Segundo a receita, a medida exige “pedido de autoridade competente, com justificativa da necessidade e adequação da medida, como por exemplo a destinação de joias de valor cultural e histórico relevante a ser destinadas a museu”, o que não ocorreu no caso das joias.
“Não cabe incorporação de bem por interesse pessoal de quem quer que seja, apenas em caso de efetivo interesse público”, diz a nota.
PRIVATIZAÇÃO
As joias foram apreendidas em outubro de 2021 no aeroporto de Guarulhos, em São Paulo, e estavam na mochila de um assessor do então ministro de Minas e Energia, Bento Albuquerque.
Nessa época, coincidentemente, estava sendo feita a privatização da refinaria Landulpho Alves, na Bahia. A refinaria foi comprada por um fundo árabe, Mubadala Capital, a subsidiária de gestão de ativos da Mubadala Investment Company, com sede em Abu Dhabi.

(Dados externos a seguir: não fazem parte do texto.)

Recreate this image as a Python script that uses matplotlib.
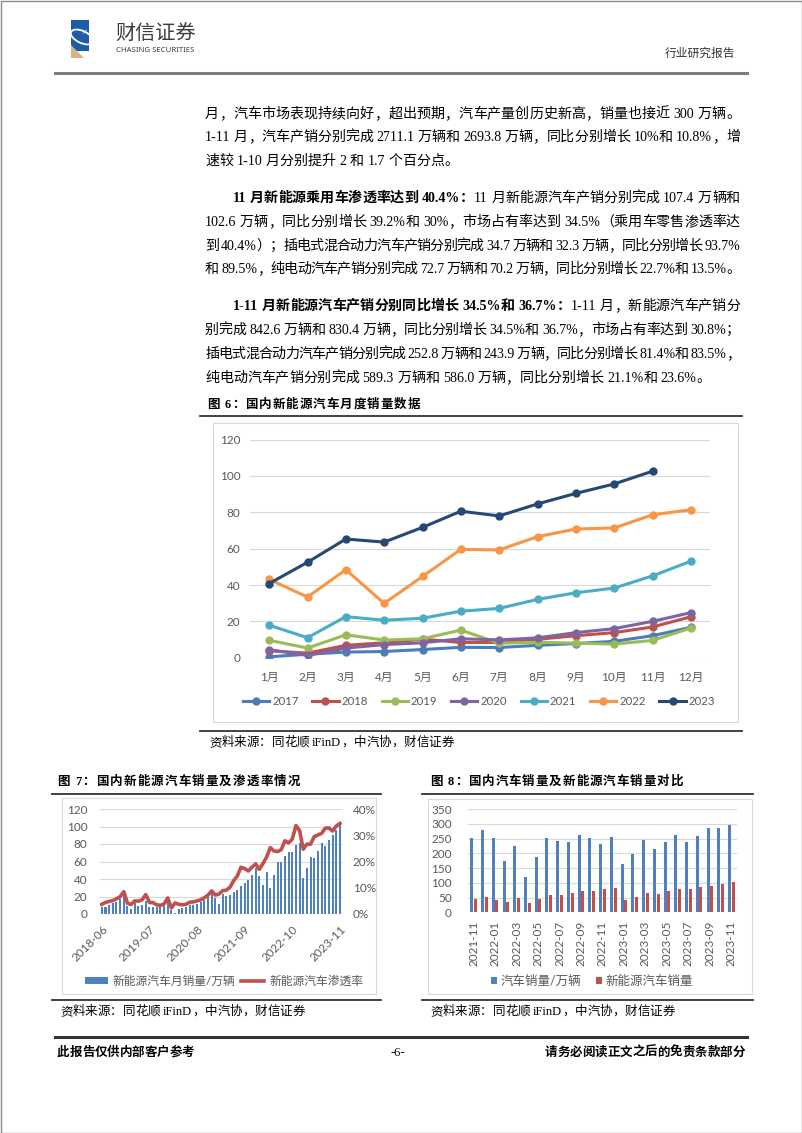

O ministro, ao saber da retenção das joias, tentou reavê-las dizendo que eram presentes da Arábia Saudita à primeira-dama, Michelle Bolsonaro, mas não conseguiu.
O próprio Bolsonaro enviou ofício à Receita requisitando as joias poucos dias antes de deixar o cargo. No Brasil, é obrigatório declarar ao Fisco qualquer bem trazido ao país que passe de R$ 1 mil.
As joias eram um presente do regime saudita para o então presidente e a ex-primeira-dama Michelle Bolsonaro e deveriam entrar oficialmente como presente para a Presidência e, nesta condição, os bens ficariam para o Estado brasileiro e não com a família Bolsonaro.
Como a opção foi considerar os presentes pessoais, eles deveriam entrar no Brasil pela alfândega e seus donos deveriam pagar as taxas exigidas pela legislação. Essas taxas equivalem a 50% do valor estimado do item, além de uma multa de mais 25% pela tentativa de entrar no país de forma ilegal. No caso de Bolsonaro, portanto, a retirada formal e correta das joias apreendidas e estimadas em R$ 16,5 milhões custaria R$ 12,3 milhões.